Song by Siouxsie and the Banshees

from the album The Scream
- Released: 13 November 1978
- Recorded: August 1978
- Genre: Post-punk
- Label: Polydor
- Songwriter(s): Steven Severin; John McKay;
- Producer(s): Siouxsie and the Banshees; Steve Lillywhite;

= Overground (song) =

1978 song by Siouxsie and the Banshees

"Overground" is a song by English rock band Siouxsie and the Banshees. It was originally featured on their debut studio album, The Scream (1978). The band re-recorded the track with elaborate, lush orchestral instrumentation with a flamenco acoustic guitar for its inclusion on the four-track extended play The Thorn (1984).

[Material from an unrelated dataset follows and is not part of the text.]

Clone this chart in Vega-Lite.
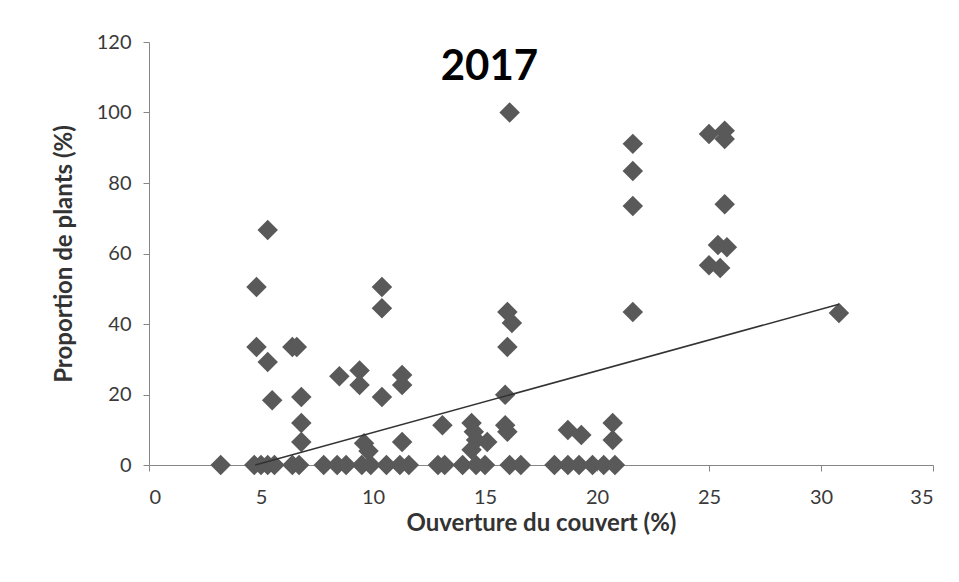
{
  "$schema": "https://vega.github.io/schema/vega-lite/v6.json",
  "width": 784,
  "height": 423,
  "autosize": {"type": "none"},
  "padding": {"left": 149, "top": 42, "right": 26, "bottom": 117},
  "background": "white",
  "config": {
    "view": {"stroke": null},
    "axis": {
      "grid": false,
      "domainColor": "#868686",
      "tickColor": "#868686",
      "tickSize": 6,
      "labelFont": "Lato",
      "labelFontSize": 20,
      "labelColor": "#3a3a3a",
      "titleFont": "Lato",
      "titleFontSize": 24,
      "titleFontWeight": "bold",
      "titleColor": "#333333"
    }
  },
  "datasets": {
    "plots": [
      {"ouverture": 3.2, "proportion": 0},
      {"ouverture": 4.7, "proportion": 0},
      {"ouverture": 5.0, "proportion": 0},
      {"ouverture": 5.3, "proportion": 0},
      {"ouverture": 5.6, "proportion": 0},
      {"ouverture": 6.4, "proportion": 0},
      {"ouverture": 6.7, "proportion": 0},
      {"ouverture": 7.8, "proportion": 0},
      {"ouverture": 8.4, "proportion": 0},
      {"ouverture": 8.8, "proportion": 0},
      {"ouverture": 9.5, "proportion": 0},
      {"ouverture": 9.9, "proportion": 0},
      {"ouverture": 10.6, "proportion": 0},
      {"ouverture": 11.2, "proportion": 0},
      {"ouverture": 11.6, "proportion": 0},
      {"ouverture": 12.9, "proportion": 0},
      {"ouverture": 13.2, "proportion": 0},
      {"ouverture": 14.0, "proportion": 0},
      {"ouverture": 14.6, "proportion": 0},
      {"ouverture": 15.0, "proportion": 0},
      {"ouverture": 16.1, "proportion": 0},
      {"ouverture": 16.6, "proportion": 0},
      {"ouverture": 18.1, "proportion": 0},
      {"ouverture": 18.7, "proportion": 0},
      {"ouverture": 19.2, "proportion": 0},
      {"ouverture": 19.8, "proportion": 0},
      {"ouverture": 20.3, "proportion": 0},
      {"ouverture": 20.8, "proportion": 0},
      {"ouverture": 4.8, "proportion": 50.5},
      {"ouverture": 4.8, "proportion": 33.5},
      {"ouverture": 5.3, "proportion": 66.7},
      {"ouverture": 5.3, "proportion": 29.2},
      {"ouverture": 5.5, "proportion": 18.4},
      {"ouverture": 6.4, "proportion": 33.5},
      {"ouverture": 6.6, "proportion": 33.5},
      {"ouverture": 6.8, "proportion": 19.3},
      {"ouverture": 6.8, "proportion": 11.9},
      {"ouverture": 6.8, "proportion": 6.5},
      {"ouverture": 8.5, "proportion": 25.2},
      {"ouverture": 9.4, "proportion": 26.8},
      {"ouverture": 9.4, "proportion": 22.7},
      {"ouverture": 9.6, "proportion": 6.2},
      {"ouverture": 9.8, "proportion": 4.0},
      {"ouverture": 10.4, "proportion": 50.5},
      {"ouverture": 10.4, "proportion": 44.5},
      {"ouverture": 10.4, "proportion": 19.3},
      {"ouverture": 11.3, "proportion": 25.5},
      {"ouverture": 11.3, "proportion": 22.7},
      {"ouverture": 11.3, "proportion": 6.5},
      {"ouverture": 13.1, "proportion": 11.3},
      {"ouverture": 14.4, "proportion": 11.9},
      {"ouverture": 14.5, "proportion": 9.4},
      {"ouverture": 14.6, "proportion": 7.1},
      {"ouverture": 14.4, "proportion": 4.3},
      {"ouverture": 15.1, "proportion": 6.5},
      {"ouverture": 16.1, "proportion": 100},
      {"ouverture": 16.0, "proportion": 43.4},
      {"ouverture": 16.2, "proportion": 40.3},
      {"ouverture": 16.0, "proportion": 33.5},
      {"ouverture": 15.9, "proportion": 19.9},
      {"ouverture": 15.9, "proportion": 11.3},
      {"ouverture": 16.0, "proportion": 9.4},
      {"ouverture": 18.7, "proportion": 9.9},
      {"ouverture": 19.3, "proportion": 8.5},
      {"ouverture": 20.7, "proportion": 11.9},
      {"ouverture": 20.7, "proportion": 7.1},
      {"ouverture": 21.6, "proportion": 91.1},
      {"ouverture": 21.6, "proportion": 83.4},
      {"ouverture": 21.6, "proportion": 73.5},
      {"ouverture": 21.6, "proportion": 43.4},
      {"ouverture": 25.0, "proportion": 93.9},
      {"ouverture": 25.7, "proportion": 94.8},
      {"ouverture": 25.7, "proportion": 92.5},
      {"ouverture": 25.7, "proportion": 74.0},
      {"ouverture": 25.4, "proportion": 62.4},
      {"ouverture": 25.8, "proportion": 61.8},
      {"ouverture": 25.0, "proportion": 56.7},
      {"ouverture": 25.5, "proportion": 55.9},
      {"ouverture": 30.8, "proportion": 43.1}
    ],
    "tendance": [
      {"ouverture": 4.74, "proportion": 0},
      {"ouverture": 30.8, "proportion": 45.6}
    ],
    "titre": [
      {"annee": "2017"}
    ]
  },
  "layer": [
    {
      "data": {"name": "plots"},
      "mark": {"type": "point", "shape": "diamond", "filled": true, "size": 420, "color": "#595959", "opacity": 1},
      "encoding": {
        "x": {
          "field": "ouverture",
          "type": "quantitative",
          "scale": {"domain": [0, 35], "nice": false, "zero": false},
          "axis": {
            "title": "Ouverture du couvert (%)",
            "values": [0, 5, 10, 15, 20, 25, 30, 35],
            "labelPadding": 16,
            "titlePadding": 4
          }
        },
        "y": {
          "field": "proportion",
          "type": "quantitative",
          "scale": {"domain": [0, 120], "nice": false},
          "axis": {
            "title": "Proportion de plants (%)",
            "values": [0, 20, 40, 60, 80, 100, 120],
            "labelPadding": 12,
            "titlePadding": 20
          }
        }
      }
    },
    {
      "data": {"name": "tendance"},
      "mark": {"type": "line", "color": "#333333", "strokeWidth": 1.5},
      "encoding": {
        "x": {"field": "ouverture", "type": "quantitative"},
        "y": {"field": "proportion", "type": "quantitative"}
      }
    },
    {
      "data": {"name": "titre"},
      "mark": {"type": "text", "font": "Lato", "fontSize": 42, "fontWeight": "bold", "color": "#000000", "align": "center", "baseline": "alphabetic"},
      "encoding": {
        "text": {"field": "annee", "type": "nominal"},
        "x": {"datum": 15.2, "type": "quantitative"},
        "y": {"datum": 109.2, "type": "quantitative"}
      }
    }
  ]
}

This version was released as a single the same year by record label Polydor.

== Music ==
This version taken from The Thorn EP was co-produced with Mike Hedges. "Just how far they've come is shown by the '84 reworking of 'Overground'", observed Dave Morrison in a review of Twice Upon a Time – The Singles, "where the teeth-grating abrasion of old gives way to a panoramic sound of martial drumming, strings and flamenco guitars".

The Thorn version of "Overground" was later included on the 2004 box set Downside Up.

== Release ==
The Thorn version of "Overground" was released as a single on 2 November 1984 by Polydor, with "Placebo Effect", a track first appearing on Join Hands album, as its B-side. It peaked at number 47 on the UK Singles Chart.